The custom of the day, “primogeniture,” ranked sons by birth order and functioned as “the lynchpin of the patriarchy.” The word patriarchy means “father rule,” and this system makes possible the formation literal “patriarchs.” The men above men ensure that all the lesser men—along with their women and slaves—stay in line and maintain the order. But against this cultural backdrop in the Hebrew Bible, good news begins to peek through the curtains, reshaping our tale by shattering the cultural order.
In the Torah, we repeatedly encounter what Hebrew Bible scholars call the “blessed second-son motif,” which is just a fancy phrase that refers to God’s disruption of primogeniture by favoring another child (often the second son) over the firstborn. To underscore the point, in these tales, the culturally-honored power-class of firstborns often look like ham-fisted grifters.

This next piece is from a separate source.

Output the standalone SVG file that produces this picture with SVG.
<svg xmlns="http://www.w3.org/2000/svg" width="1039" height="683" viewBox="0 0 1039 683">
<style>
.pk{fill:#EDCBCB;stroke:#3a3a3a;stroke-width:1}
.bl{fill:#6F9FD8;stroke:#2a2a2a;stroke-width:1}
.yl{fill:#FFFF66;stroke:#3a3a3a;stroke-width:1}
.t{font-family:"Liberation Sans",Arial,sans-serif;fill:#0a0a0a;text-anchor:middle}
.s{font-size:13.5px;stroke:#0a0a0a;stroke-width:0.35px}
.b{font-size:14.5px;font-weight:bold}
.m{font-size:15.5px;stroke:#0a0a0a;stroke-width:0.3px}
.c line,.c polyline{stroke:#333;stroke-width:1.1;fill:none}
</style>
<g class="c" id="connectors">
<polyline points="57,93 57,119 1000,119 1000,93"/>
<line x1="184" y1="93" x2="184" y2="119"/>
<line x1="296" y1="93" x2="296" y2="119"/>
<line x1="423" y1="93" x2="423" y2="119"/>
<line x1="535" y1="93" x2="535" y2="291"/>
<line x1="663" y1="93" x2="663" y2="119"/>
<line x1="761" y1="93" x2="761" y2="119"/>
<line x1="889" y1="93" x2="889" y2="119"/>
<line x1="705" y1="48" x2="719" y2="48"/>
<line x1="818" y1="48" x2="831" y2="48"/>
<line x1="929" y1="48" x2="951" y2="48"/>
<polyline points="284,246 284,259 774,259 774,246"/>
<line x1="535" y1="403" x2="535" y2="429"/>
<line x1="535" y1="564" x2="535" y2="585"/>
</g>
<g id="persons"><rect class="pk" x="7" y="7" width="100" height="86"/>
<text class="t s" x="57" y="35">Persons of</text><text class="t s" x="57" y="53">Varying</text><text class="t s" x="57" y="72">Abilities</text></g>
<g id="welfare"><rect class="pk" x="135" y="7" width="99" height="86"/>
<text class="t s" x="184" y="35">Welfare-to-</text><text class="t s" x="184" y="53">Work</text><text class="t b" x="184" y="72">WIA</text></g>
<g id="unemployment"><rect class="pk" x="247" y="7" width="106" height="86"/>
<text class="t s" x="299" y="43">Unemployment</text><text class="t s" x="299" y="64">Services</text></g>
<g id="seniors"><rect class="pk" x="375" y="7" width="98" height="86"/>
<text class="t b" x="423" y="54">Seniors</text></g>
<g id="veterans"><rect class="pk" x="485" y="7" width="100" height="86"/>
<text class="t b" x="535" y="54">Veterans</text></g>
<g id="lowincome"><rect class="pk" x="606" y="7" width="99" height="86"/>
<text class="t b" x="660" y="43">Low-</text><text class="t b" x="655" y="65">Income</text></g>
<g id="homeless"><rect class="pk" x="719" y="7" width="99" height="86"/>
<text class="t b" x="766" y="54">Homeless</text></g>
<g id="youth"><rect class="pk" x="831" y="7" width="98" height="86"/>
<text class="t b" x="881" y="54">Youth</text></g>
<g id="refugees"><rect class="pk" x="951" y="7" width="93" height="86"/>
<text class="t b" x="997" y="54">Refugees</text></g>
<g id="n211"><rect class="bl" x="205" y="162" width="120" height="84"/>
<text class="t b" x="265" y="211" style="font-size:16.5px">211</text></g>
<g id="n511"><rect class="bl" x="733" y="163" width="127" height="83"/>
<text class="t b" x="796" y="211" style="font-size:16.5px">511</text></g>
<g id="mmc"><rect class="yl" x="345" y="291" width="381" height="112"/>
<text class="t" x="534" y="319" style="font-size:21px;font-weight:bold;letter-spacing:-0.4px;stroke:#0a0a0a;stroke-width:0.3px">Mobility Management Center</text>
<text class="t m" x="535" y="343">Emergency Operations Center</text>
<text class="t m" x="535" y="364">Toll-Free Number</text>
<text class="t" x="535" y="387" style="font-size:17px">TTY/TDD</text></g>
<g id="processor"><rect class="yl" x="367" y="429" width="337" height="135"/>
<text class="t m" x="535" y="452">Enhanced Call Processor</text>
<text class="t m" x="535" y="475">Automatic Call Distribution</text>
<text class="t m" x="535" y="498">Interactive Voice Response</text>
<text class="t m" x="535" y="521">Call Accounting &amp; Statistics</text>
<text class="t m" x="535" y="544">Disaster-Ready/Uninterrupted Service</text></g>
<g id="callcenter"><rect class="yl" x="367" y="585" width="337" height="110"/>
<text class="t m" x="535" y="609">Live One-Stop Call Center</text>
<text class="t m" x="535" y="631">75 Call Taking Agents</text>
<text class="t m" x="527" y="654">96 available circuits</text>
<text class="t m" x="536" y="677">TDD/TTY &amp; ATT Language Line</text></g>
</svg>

God favors the righteous second-born Abel over the firstborn murderer Cain. (The tale warns us early in our journey that upending the order can cost a person greatly.)
Abraham’s firstborn was Ishmael, you may remember, but second-born Isaac gets chosen instead.
Jacob is a conniving SOB who I wouldn’t trust with my laptop password, but he still catches God’s blessing over Esau, who seems totally blind to his cultural privilege.
At one point, God really shows off by choosing one of the youngest son of Jacob over his 11 older, scheming brothers. Here the youngest son is not only favored above the others, but he becomes the savior of them all. To really drive home the point, the tale says that Jacob adopts Joseph’s two sons (Ephraim and Manasseh). This makes Jacob’s baby boy the father of two tribes of Israel instead of just one. God’s subversions continue after the Torah as well, notably when God chooses David’s 10th son Solomon to sit on the throne of Israel and build the Temple.
Of course, the “blessed second-son motif” is only one crack in the patriarchal plaster that’s smeared across so many of our sacred texts, but there are many others. We might explore the countercultural behavior of women such as Esther, Ruth, and Deborah, for example, if we want to close the gap between the two testaments’ subversions of patriarchy. All of which help us contextualize the New Testament’s teachings.
Jesus’s dignifying of women should not come as a shock to us.
The surprise ending of Jesus’s “prodigal son” parable should not seem, well, surprising.
The presence of so many female apostles and teachers should not confound us.
And neither should the assertion that there is “neither male nor female … in Christ.”
God’s habit of disrupting of cultural patriarchal norms begins long before Bethlehem’s silent night. The subversive passages in the New Testament are not abrupt departures, but rather a brave continuation of God’s earliest interventions.